专利侵权案件中反垄断抗辩的处理。在印度这个案子中,被告抗辩说,原告和其他专利权人一起创建专利池、固定许可费,构成滥用支配地位。法院援引Ericsson (PUBL) vs. Competition Commission of India案,认为是否滥用支配地位属于竞争法的范围,不能由民事法庭来裁决。法院解释说,不能仅仅因为一个诉讼里所主张的事实可能也与是否违反竞争法第4条下的滥用支配地位有关,就认为一个民事法庭可以裁决该争议。最终,法院认定是否滥用支配地位的问题超出了本案审理范围。
在欧洲,德国法院在Huawei vs. ZTE案中似乎审理了被告的反垄断抗辩,并因此咨询了欧盟法院。英国法院在Unwired Planet vs. Huawei案中也对被告的反垄断抗辩进行了审理。在我国,根据最高人民法院2016年发布的《关于审理侵犯专利权纠纷案件应用法律若干问题的解释(二)》,专利权人故意违反FRAND承诺可以作为禁令救济的抗辩。但是,专利权人是否违反FRAND承诺或者专利权人提供的许可费率是否违反FRAND原则,这不同于专利权人是否违反反垄断法,不属于反垄断抗辩。从实践来看,我国已经公开判决的西电捷通vs.索尼、华为vs. 三星、KPN vs. 宇龙等几个标准必要专利案件中,都不涉及反垄断抗辩。

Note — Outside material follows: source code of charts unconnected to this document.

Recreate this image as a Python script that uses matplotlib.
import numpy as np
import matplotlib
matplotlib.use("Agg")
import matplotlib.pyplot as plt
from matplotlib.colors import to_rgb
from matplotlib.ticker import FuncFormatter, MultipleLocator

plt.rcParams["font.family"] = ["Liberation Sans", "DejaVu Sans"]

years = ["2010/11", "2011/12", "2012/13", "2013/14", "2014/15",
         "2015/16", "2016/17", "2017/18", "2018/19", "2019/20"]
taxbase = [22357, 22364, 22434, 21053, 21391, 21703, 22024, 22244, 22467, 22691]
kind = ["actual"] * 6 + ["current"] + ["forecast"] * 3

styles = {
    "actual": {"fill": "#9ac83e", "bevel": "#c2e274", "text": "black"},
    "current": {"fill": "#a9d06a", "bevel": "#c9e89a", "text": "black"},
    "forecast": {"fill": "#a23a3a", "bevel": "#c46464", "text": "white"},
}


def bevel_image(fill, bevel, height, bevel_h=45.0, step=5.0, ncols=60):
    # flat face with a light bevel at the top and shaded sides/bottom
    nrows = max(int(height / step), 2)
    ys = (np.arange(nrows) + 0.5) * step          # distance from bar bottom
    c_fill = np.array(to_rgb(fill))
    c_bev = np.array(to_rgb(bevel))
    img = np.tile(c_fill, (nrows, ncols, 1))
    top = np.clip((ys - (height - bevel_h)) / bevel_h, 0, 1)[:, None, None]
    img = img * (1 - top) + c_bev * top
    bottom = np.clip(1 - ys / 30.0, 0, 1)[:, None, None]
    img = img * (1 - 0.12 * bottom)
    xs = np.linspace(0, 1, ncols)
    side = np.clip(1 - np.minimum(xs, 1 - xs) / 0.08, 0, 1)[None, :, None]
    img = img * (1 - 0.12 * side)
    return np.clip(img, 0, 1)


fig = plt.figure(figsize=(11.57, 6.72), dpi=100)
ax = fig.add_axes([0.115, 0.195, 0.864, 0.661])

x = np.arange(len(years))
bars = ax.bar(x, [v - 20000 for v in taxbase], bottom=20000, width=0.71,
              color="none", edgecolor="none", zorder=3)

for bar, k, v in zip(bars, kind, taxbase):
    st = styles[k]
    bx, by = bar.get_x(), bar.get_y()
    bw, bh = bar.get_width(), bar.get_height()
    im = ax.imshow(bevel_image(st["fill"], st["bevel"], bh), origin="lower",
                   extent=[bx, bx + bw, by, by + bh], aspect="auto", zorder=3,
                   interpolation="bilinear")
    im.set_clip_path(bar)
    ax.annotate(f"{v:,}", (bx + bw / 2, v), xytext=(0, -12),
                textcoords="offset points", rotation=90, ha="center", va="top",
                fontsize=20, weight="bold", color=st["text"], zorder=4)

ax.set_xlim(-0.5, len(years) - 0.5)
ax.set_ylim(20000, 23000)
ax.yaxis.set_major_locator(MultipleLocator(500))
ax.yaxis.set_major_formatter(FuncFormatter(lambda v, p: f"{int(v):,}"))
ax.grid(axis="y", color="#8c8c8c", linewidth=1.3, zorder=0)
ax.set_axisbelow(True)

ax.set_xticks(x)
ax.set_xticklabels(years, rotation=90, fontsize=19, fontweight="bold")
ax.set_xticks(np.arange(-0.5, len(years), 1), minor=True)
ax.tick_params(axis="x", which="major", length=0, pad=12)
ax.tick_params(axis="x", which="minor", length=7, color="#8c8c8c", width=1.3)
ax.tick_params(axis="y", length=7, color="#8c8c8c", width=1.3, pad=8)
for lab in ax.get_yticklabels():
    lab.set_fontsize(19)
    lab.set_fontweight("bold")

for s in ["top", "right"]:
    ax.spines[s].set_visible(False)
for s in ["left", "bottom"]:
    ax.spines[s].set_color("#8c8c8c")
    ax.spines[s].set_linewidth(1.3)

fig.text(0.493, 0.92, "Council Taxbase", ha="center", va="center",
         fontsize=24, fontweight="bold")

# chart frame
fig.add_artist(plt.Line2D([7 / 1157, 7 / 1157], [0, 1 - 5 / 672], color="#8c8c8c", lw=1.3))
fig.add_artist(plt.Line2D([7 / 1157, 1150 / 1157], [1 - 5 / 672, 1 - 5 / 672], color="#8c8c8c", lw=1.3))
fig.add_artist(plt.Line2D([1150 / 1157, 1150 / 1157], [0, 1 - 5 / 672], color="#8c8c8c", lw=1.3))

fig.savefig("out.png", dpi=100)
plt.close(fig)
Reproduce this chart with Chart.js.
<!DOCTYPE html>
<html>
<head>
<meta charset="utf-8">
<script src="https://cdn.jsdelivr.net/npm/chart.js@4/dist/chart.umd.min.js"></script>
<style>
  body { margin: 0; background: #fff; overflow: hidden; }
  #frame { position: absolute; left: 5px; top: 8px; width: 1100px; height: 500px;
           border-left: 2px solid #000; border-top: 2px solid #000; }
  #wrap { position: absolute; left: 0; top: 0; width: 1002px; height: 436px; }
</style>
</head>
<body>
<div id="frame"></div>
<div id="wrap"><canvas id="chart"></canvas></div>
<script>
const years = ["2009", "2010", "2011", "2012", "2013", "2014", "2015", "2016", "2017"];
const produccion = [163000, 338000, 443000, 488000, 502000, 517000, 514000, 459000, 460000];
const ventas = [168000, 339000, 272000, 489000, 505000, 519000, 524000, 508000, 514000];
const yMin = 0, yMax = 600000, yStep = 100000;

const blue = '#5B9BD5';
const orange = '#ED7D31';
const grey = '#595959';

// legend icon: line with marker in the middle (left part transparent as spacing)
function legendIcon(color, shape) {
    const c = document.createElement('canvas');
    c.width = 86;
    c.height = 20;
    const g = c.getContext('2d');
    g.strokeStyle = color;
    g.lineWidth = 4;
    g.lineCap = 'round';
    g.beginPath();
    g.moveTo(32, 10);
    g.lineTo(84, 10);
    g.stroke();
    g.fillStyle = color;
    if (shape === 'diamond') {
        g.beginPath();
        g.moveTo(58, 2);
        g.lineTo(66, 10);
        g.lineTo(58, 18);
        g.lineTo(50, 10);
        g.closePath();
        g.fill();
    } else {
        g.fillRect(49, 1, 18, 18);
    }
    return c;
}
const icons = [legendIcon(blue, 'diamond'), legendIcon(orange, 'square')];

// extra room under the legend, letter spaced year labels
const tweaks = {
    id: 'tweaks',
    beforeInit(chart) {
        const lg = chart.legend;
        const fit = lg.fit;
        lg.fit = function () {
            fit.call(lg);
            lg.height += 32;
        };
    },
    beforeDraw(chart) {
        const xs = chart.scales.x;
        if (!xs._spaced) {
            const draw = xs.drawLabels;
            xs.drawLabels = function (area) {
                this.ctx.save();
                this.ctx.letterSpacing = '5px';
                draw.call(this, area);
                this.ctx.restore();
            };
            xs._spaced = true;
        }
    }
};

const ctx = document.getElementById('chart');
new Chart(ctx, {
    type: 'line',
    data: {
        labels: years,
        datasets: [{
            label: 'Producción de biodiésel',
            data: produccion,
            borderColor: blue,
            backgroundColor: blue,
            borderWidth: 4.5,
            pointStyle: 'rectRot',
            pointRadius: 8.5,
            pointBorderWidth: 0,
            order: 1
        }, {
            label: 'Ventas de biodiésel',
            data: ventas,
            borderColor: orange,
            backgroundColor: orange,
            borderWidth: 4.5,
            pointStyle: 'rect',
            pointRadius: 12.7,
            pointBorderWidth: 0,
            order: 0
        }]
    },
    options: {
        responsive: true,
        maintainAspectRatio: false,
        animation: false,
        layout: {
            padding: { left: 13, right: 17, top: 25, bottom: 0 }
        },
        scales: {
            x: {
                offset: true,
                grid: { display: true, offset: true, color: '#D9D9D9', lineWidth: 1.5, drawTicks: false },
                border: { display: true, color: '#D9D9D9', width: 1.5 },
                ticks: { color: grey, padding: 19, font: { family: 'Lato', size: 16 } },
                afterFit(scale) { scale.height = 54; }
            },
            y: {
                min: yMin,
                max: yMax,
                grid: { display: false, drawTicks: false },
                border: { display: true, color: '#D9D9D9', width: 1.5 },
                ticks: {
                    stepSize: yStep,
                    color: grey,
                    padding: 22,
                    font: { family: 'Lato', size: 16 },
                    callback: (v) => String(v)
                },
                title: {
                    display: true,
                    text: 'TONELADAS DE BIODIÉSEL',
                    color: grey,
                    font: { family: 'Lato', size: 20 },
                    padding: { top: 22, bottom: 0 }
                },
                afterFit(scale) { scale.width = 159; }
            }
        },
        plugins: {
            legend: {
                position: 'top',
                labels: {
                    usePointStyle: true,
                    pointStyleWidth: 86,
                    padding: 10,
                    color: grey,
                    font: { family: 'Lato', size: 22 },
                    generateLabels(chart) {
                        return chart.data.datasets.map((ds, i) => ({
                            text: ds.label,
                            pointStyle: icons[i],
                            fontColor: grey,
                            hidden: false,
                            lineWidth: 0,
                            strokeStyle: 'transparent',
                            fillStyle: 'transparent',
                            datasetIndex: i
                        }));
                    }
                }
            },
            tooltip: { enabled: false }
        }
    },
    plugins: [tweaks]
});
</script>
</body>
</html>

所以,不清楚我国法院在专利侵权诉讼中是否会审理被告的反垄断抗辩。
另一个值得探讨的问题是,如果印度竞争委员会(Competition Commission of India, CCI)认定专利权人构成滥用市场支配地位,已经生效的专利侵权判决如何处理。德里高等法院的判决中没有涉及这个问题。但是其引述的Ericsson vs. CCI案中提到,如果CCI最终认定专利权人的行为违反竞争法并且该认定是终局的,那么可以基于类似于禁反言的原则来处理,即专利权人被禁止提出相反主张。
在我国,类似的情形也可能发生。例如,标准必要专利权人在一个法院起诉标准实施者侵犯专利权,该标准实施者在另一个法院起诉专利权人违反反垄断法,或者请求反垄断执法机构启动对专利权人的反垄断调查。如果审理专利侵权的法院认定侵权并给予救济措施、而处理反垄断的法院或反垄断执法机构认定专利权人构成垄断,甚至于处理反垄断的法院与反垄断执法机构作出不同的认定,则面临着如何协调这些处理结果的问题。
一份标准必要专利判决,不管是来自中国还是印度,欧洲还是美国,总能在专利圈能引发一些讨论。一项制度的完善,不仅需要智慧,更需要耐心,正如印度诗人泰戈尔所说“使卵石臻于完美的,并非锤的打击,而是水的且歌且舞”。